-- Task description --
What is the number of lines holding the word "React"? Give that number alone.

-- Provided material --
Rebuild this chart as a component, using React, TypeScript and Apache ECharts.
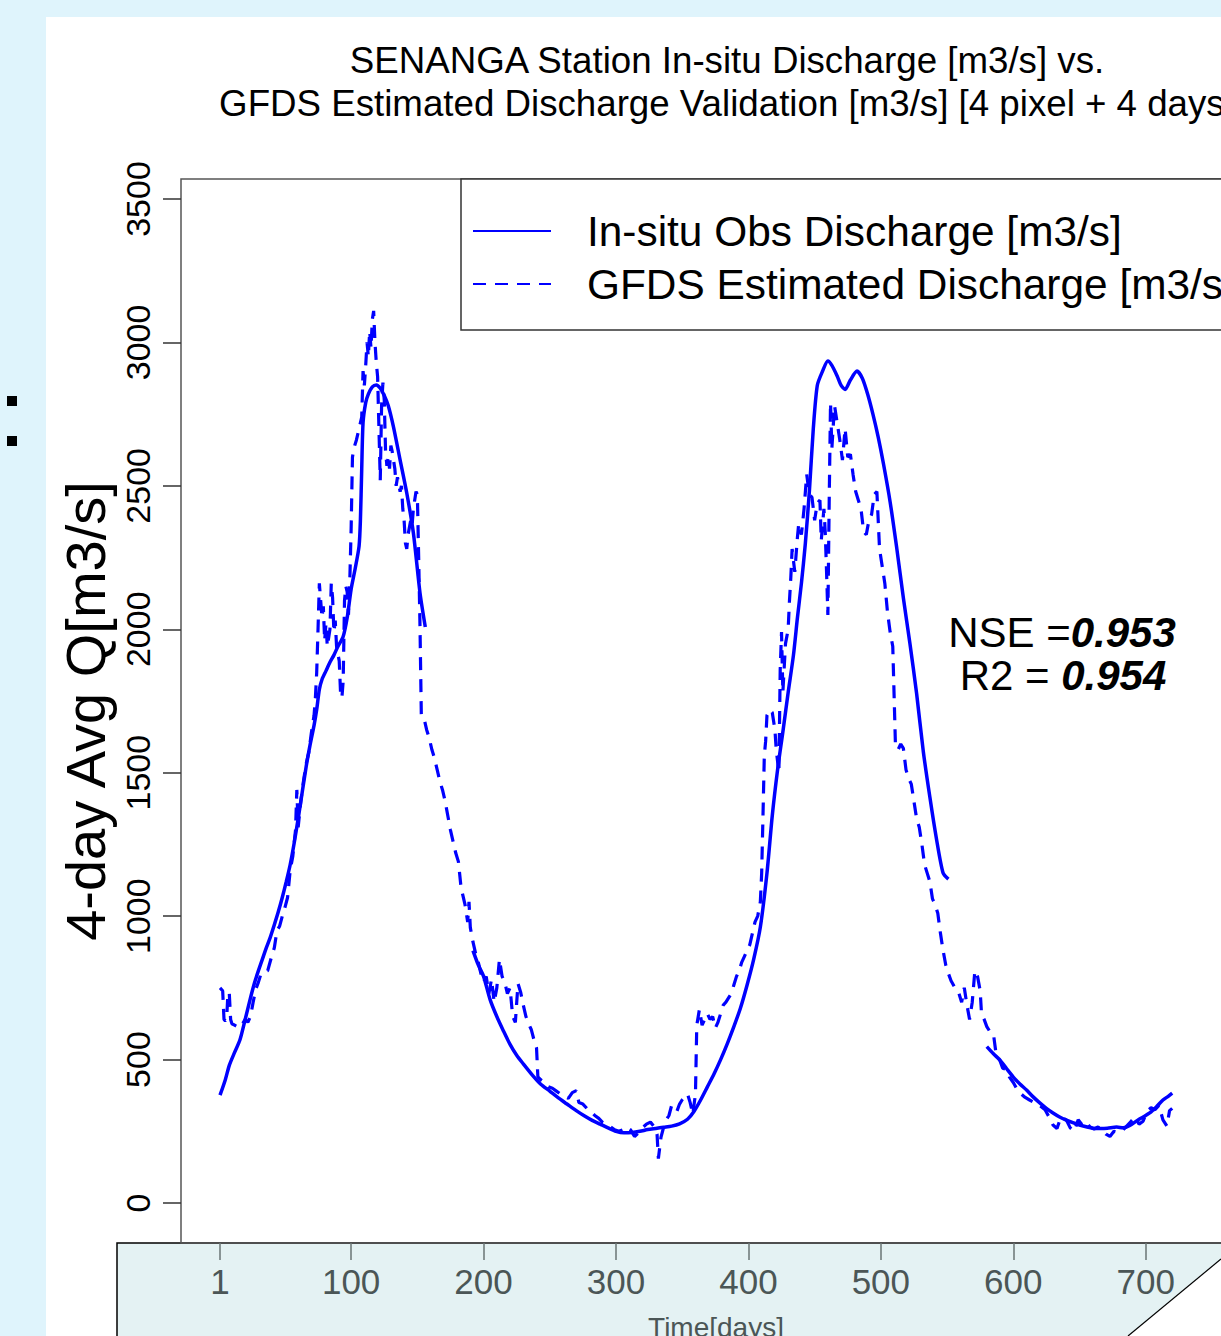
import React, { useEffect, useRef } from "react";
import * as echarts from "echarts";

const FONT = "'Liberation Sans', Arial, sans-serif";

const xTicks = [1, 100, 200, 300, 400, 500, 600, 700];
const yTicks = [0, 500, 1000, 1500, 2000, 2500, 3000, 3500];

const seriesNames = ["In-situ Obs Discharge [m3/s]", "GFDS Estimated Discharge [m3/s]"];
const titleLines = [
  "SENANGA Station In-situ Discharge [m3/s] vs.",
  "GFDS Estimated Discharge Validation [m3/s] [4 pixel + 4 days]",
];
const statLabels = ["NSE =", "R2 ="];
const statValues = ["0.953", "0.954"];
const xName = "Time[days]";
const yName = "4-day Avg Q[m3/s]";

// In-situ observed discharge (null = missing observations)
const obsDays = [
  1, 5, 8, 12, 16, 20, 24, 27, 30, 33, 36, 39, 42, 45, 48, 51, 54, 57, 60, 63, 66, 69, 72, 74, 76, 78, 81, 84, 87, 90,
  94, 97, 100, 103, 106, 107, 108, 109, 111, 113, 116, 119, 122, 125, 128, 132, 137, 142, 147, 152, 156,
  170,
  192, 196, 200, 205, 210, 215, 220, 225, 230, 237, 243, 250, 256, 263, 270, 276, 282, 288, 294, 300, 306, 312, 318,
  324, 330, 336, 342, 348, 354, 359, 364, 369, 374, 379, 384, 389, 394, 399, 404, 409, 414, 418, 422, 426, 430, 434,
  437, 440, 443, 446, 449, 452, 456, 460, 463, 467, 470, 473, 477, 482, 486, 490, 494, 498, 502, 507, 512, 517, 522,
  527, 532, 537, 542, 547, 551,
  565,
  580, 585, 590, 595, 600, 605, 610, 615, 620, 625, 630, 635, 640, 645, 650, 655, 660, 666, 671, 678, 683, 688, 694,
  698, 703, 708, 713, 717, 720,
];
const obsValues = [
  376, 430, 480, 525, 568, 640, 715, 767, 810, 850, 890, 927, 970, 1015, 1065, 1120, 1180, 1255, 1340, 1430, 1520,
  1597, 1665, 1720, 1790, 1825, 1855, 1885, 1910, 1940, 1975, 2040, 2140, 2210, 2290, 2380, 2560, 2720, 2790, 2820,
  2845, 2852, 2840, 2815, 2780, 2705, 2590, 2475, 2336, 2127, 2008,
  null,
  880, 830, 790, 708, 650, 600, 553, 515, 485, 445, 415, 390, 368, 345, 322, 304, 288, 275, 262, 250, 245, 246, 250,
  256, 260, 264, 268, 276, 292, 320, 360, 405, 450, 500, 555, 615, 680, 760, 850, 962, 1150, 1350, 1510, 1642, 1780,
  1910, 2040, 2160, 2300, 2480, 2700, 2850, 2900, 2935, 2920, 2883, 2850, 2836, 2869, 2900, 2875, 2820, 2750, 2670,
  2576, 2444, 2283, 2109, 1949, 1776, 1576, 1415, 1269, 1150, 1129,
  null,
  545, 520, 498, 468, 439, 415, 394, 370, 349, 330, 314, 300, 289, 280, 272, 266, 261, 260, 261, 265, 262, 270, 289,
  300, 314, 335, 359, 372, 383,
];

// GFDS estimated discharge
const gfdsDays = [
  1, 2, 3, 4, 5, 6, 7, 8, 9, 10, 12, 14, 16, 18, 20, 22, 24, 26, 28, 30, 32, 34, 37, 40, 42, 44, 46, 48, 50, 52, 54,
  56, 58, 59, 60, 62, 64, 66, 68, 70, 72, 73, 74, 75, 76, 77, 78, 79, 80, 81, 82, 84, 85, 86, 87, 88, 89, 91, 92, 93,
  94, 95, 96, 97, 98, 99, 100, 101, 102, 104, 106, 108, 109, 110, 111, 112, 113, 114, 115, 116, 117, 118, 119, 120,
  121, 122, 123, 124, 125, 126, 127, 128, 129, 130, 131, 133, 134, 135, 137, 138, 139, 140, 141, 142, 143, 145, 146,
  147, 149, 150, 151, 152, 153, 155, 157, 159, 161, 163, 165, 167, 169, 171, 173, 175, 177, 179, 181, 183, 184, 186,
  188, 189, 190, 192, 194, 196, 198, 200, 202, 204, 206, 208, 210, 212, 214, 216, 218, 220, 222, 224, 226, 228, 230,
  232, 234, 236, 238, 240, 241, 243, 246, 249, 252, 255, 258, 261, 264, 267, 270, 272, 275, 278, 281, 284, 287, 290,
  293, 296, 299, 302, 305, 308, 311, 314, 317, 320, 323, 326, 329, 331, 332, 334, 336, 338, 340, 342, 344, 346, 348,
  350, 352, 354, 356, 358, 360, 361, 363, 365, 367, 369, 371, 373, 375, 377, 379, 381, 383, 385, 387, 389, 391, 393,
  395, 397, 399, 401, 403, 405, 407, 409, 410, 411, 412, 413, 414, 416, 418, 420, 421, 423, 424, 425, 426, 428, 430,
  431, 432, 433, 435, 437, 438, 440, 442, 444, 446, 448, 450, 452, 454, 455, 457, 458, 459, 460, 461, 462, 463, 465,
  467, 469, 471, 473, 475, 477, 479, 481, 483, 485, 487, 489, 491, 493, 495, 497, 499, 501, 503, 505, 507, 509, 511,
  513, 515, 517, 519, 521, 523, 525, 527, 529, 531, 533, 535, 537, 539, 541, 543, 545, 547, 549, 551, 553, 556, 559,
  561, 563, 565, 567, 569, 571, 573, 575, 576, 578, 580, 582, 585, 587, 590, 592, 595, 597, 600, 603, 606, 609, 612,
  616, 620, 624, 627, 630, 633, 636, 640, 643, 646, 649, 652, 655, 658, 661, 664, 667, 670, 673, 676, 680, 683, 686,
  689, 692, 695, 698, 701, 704, 707, 710, 713, 716, 718, 720,
];
const gfdsValues = [
  750, 745, 740, 640, 635, 640, 735, 730, 640, 625, 620, 615, 612, 625, 640, 630, 650, 700, 745, 770, 800, 805, 810,
  860, 890, 950, 965, 1000, 1030, 1065, 1160, 1210, 1300, 1440, 1310, 1400, 1470, 1530, 1570, 1640, 1700, 1760, 1850,
  2000, 2160, 2100, 2040, 2080, 1960, 2020, 1940, 2000, 2160, 2110, 1990, 2030, 1940, 1890, 1780, 1760, 1820, 2100,
  2150, 2130, 2050, 2170, 2350, 2600, 2630, 2660, 2700, 2740, 2900, 2850, 2920, 3000, 2950, 3040, 2980, 3080, 3110,
  3000, 2930, 2880, 2700, 2520, 2780, 2860, 2800, 2620, 2570, 2600, 2560, 2640, 2620, 2560, 2500, 2530, 2480, 2500,
  2420, 2380, 2300, 2280, 2330, 2380, 2360, 2420, 2480, 2470, 2250, 2010, 1700, 1690, 1650, 1620, 1580, 1550, 1510,
  1470, 1440, 1400, 1350, 1300, 1260, 1220, 1190, 1100, 1080, 1040, 980, 1050, 960, 910, 870, 840, 800, 770, 790, 730,
  780, 700, 750, 850, 790, 770, 730, 750, 650, 630, 765, 735, 690, 650, 625, 605, 570, 540, 440, 430, 420, 405, 400,
  390, 380, 370, 365, 385, 392, 350, 345, 330, 320, 305, 295, 280, 275, 265, 255, 250, 255, 265, 255, 232, 245, 262,
  275, 282, 265, 240, 155, 230, 265, 290, 305, 340, 330, 320, 345, 360, 370, 380, 350, 310, 380, 620, 675, 620, 640,
  660, 640, 650, 610, 630, 660, 690, 700, 715, 730, 760, 790, 810, 840, 860, 880, 900, 940, 980, 1000, 1050, 1150,
  1350, 1560, 1610, 1700, 1720, 1710, 1650, 1580, 1500, 1860, 1990, 1780, 1950, 2000, 2100, 2180, 2280, 2200, 2320,
  2370, 2330, 2420, 2540, 2470, 2460, 2380, 2440, 2450, 2310, 2420, 2340, 2200, 2050, 2450, 2790, 2630, 2780, 2720,
  2660, 2590, 2700, 2600, 2610, 2540, 2480, 2450, 2420, 2340, 2330, 2380, 2400, 2470, 2480, 2280, 2220, 2160, 2060,
  1990, 1940, 1600, 1580, 1600, 1585, 1510, 1480, 1460, 1400, 1340, 1310, 1250, 1180, 1150, 1120, 1060, 1040, 1010,
  940, 880, 830, 800, 775, 750, 730, 700, 750, 690, 640, 700, 810, 790, 740, 660, 640, 615, 600, 590, 520, 495, 470,
  465, 440, 420, 395, 380, 368, 360, 350, 340, 325, 300, 272, 260, 300, 290, 262, 250, 290, 272, 282, 265, 258, 265,
  255, 240, 232, 250, 245, 255, 270, 285, 300, 275, 285, 320, 332, 325, 340, 290, 268, 322, 330,
];

export default function App() {
  const ref = useRef<HTMLDivElement>(null);

  useEffect(() => {
    document.body.style.margin = "0";
    const chart = echarts.init(ref.current as HTMLDivElement, null, { renderer: "svg" });

    const obsData = obsDays.map((d, i) => [d, obsValues[i]]);
    const gfdsData = gfdsDays.map((d, i) => [d, gfdsValues[i]]);

    const statRich = {
      a: { fontSize: 42, fontFamily: FONT, fill: "#000", color: "#000" },
      b: { fontSize: 42, fontFamily: FONT, fill: "#000", color: "#000", fontWeight: "bold", fontStyle: "italic" },
    };

    const option: any = {
      animation: false,
      backgroundColor: "#dff4fc",
      textStyle: { fontFamily: FONT },
      grid: {
        left: 181,
        top: 179,
        right: -30,
        bottom: 93,
        show: true,
        borderColor: "#555",
        borderWidth: 1.5,
        backgroundColor: "transparent",
        containLabel: false,
        outerBoundsMode: "none",
      },
      legend: {
        data: seriesNames,
        orient: "vertical",
        left: 472,
        top: 210,
        padding: 0,
        itemWidth: 78,
        itemHeight: 14,
        itemGap: 11,
        selectedMode: false,
        itemStyle: { opacity: 0 },
        textStyle: { fontSize: 42.4, color: "#000", fontFamily: FONT, lineHeight: 40, padding: [0, 0, 0, 31] },
        z: 5,
      },
      xAxis: {
        type: "value",
        min: -28.47,
        max: 779.5,
        axisLine: { show: false, onZero: false },
        splitLine: { show: false },
        axisTick: {
          show: true,
          customValues: xTicks,
          length: 17,
          lineStyle: { color: "#6a7474", width: 1.5 },
        },
        axisLabel: {
          customValues: xTicks,
          fontSize: 35,
          color: "#4b5656",
          margin: 21,
          fontFamily: FONT,
          formatter: (v: number) => String(v),
        },
        name: xName,
        nameLocation: "middle",
        nameGap: 70,
        nameTextStyle: { fontSize: 28, color: "#4b5656", fontFamily: FONT },
      },
      yAxis: {
        type: "value",
        min: -139.4,
        max: 3569.7,
        axisLine: { show: false, onZero: false },
        splitLine: { show: false },
        axisTick: {
          show: true,
          customValues: yTicks,
          length: 18,
          lineStyle: { color: "#333", width: 1.5 },
        },
        axisLabel: {
          customValues: yTicks,
          rotate: 90,
          fontSize: 34,
          color: "#000",
          margin: 26,
          fontFamily: FONT,
          formatter: (v: number) => String(v),
        },
        name: yName,
        nameLocation: "middle",
        nameRotate: 90,
        nameGap: 58,
        nameTextStyle: { fontSize: 56, color: "#000", fontFamily: FONT },
      },
      series: [
        {
          name: seriesNames[0],
          type: "line",
          data: obsData,
          symbol: "none",
          showSymbol: false,
          smooth: 0.25,
          connectNulls: false,
          lineStyle: { color: "#0000ff", width: 3.5 },
          itemStyle: { color: "#0000ff" },
          z: 3,
        },
        {
          name: seriesNames[1],
          type: "line",
          data: gfdsData,
          symbol: "none",
          showSymbol: false,
          lineStyle: { color: "#0000ff", width: 3.2, type: [13, 9] },
          itemStyle: { color: "#0000ff" },
          z: 2,
        },
      ],
      graphic: [
        { type: "rect", z: -10, shape: { x: 46, y: 17, width: 1200, height: 1330 }, style: { fill: "#ffffff" } },
        {
          type: "rect",
          z: -9,
          shape: { x: 117, y: 1243, width: 1130, height: 110 },
          style: { fill: "#e4f2f3", stroke: "#000", lineWidth: 1.5 },
        },
        {
          type: "polygon",
          z: -8,
          shape: { points: [[1221, 1259], [1230, 1259], [1230, 1340], [1128, 1340], [1128, 1336]] },
          style: { fill: "#ffffff" },
        },
        {
          type: "line",
          z: -7,
          shape: { x1: 1221, y1: 1259, x2: 1128, y2: 1336 },
          style: { stroke: "#000", lineWidth: 1.2 },
        },
        { type: "rect", z: -7, shape: { x: 7, y: 396, width: 10, height: 10 }, style: { fill: "#000" } },
        { type: "rect", z: -7, shape: { x: 7, y: 436, width: 10, height: 10 }, style: { fill: "#000" } },
        {
          type: "rect",
          z: 1,
          shape: { x: 461, y: 179, width: 800, height: 151 },
          style: { fill: "#ffffff", stroke: "#333", lineWidth: 1.5 },
        },
        {
          type: "text",
          z: 10,
          x: 727,
          y: 60,
          style: { text: titleLines[0], fontSize: 36.7, fontFamily: FONT, fill: "#000", align: "center", verticalAlign: "middle" },
        },
        {
          type: "text",
          z: 10,
          x: 727,
          y: 103,
          style: { text: titleLines[1], fontSize: 36.7, fontFamily: FONT, fill: "#000", align: "center", verticalAlign: "middle" },
        },
        {
          type: "text",
          z: 10,
          x: 1062,
          y: 632,
          style: {
            text: "{a|" + statLabels[0] + "}{b|" + statValues[0] + "}",
            align: "center",
            verticalAlign: "middle",
            rich: statRich,
          },
        },
        {
          type: "text",
          z: 10,
          x: 1063,
          y: 675,
          style: {
            text: "{a|" + statLabels[1] + " }{b|" + statValues[1] + "}",
            align: "center",
            verticalAlign: "middle",
            rich: statRich,
          },
        },
      ],
    };

    chart.setOption(option);
    return () => chart.dispose();
  }, []);

  return <div ref={ref} style={{ width: 1221, height: 1336 }} />;
}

-- Written solution --
2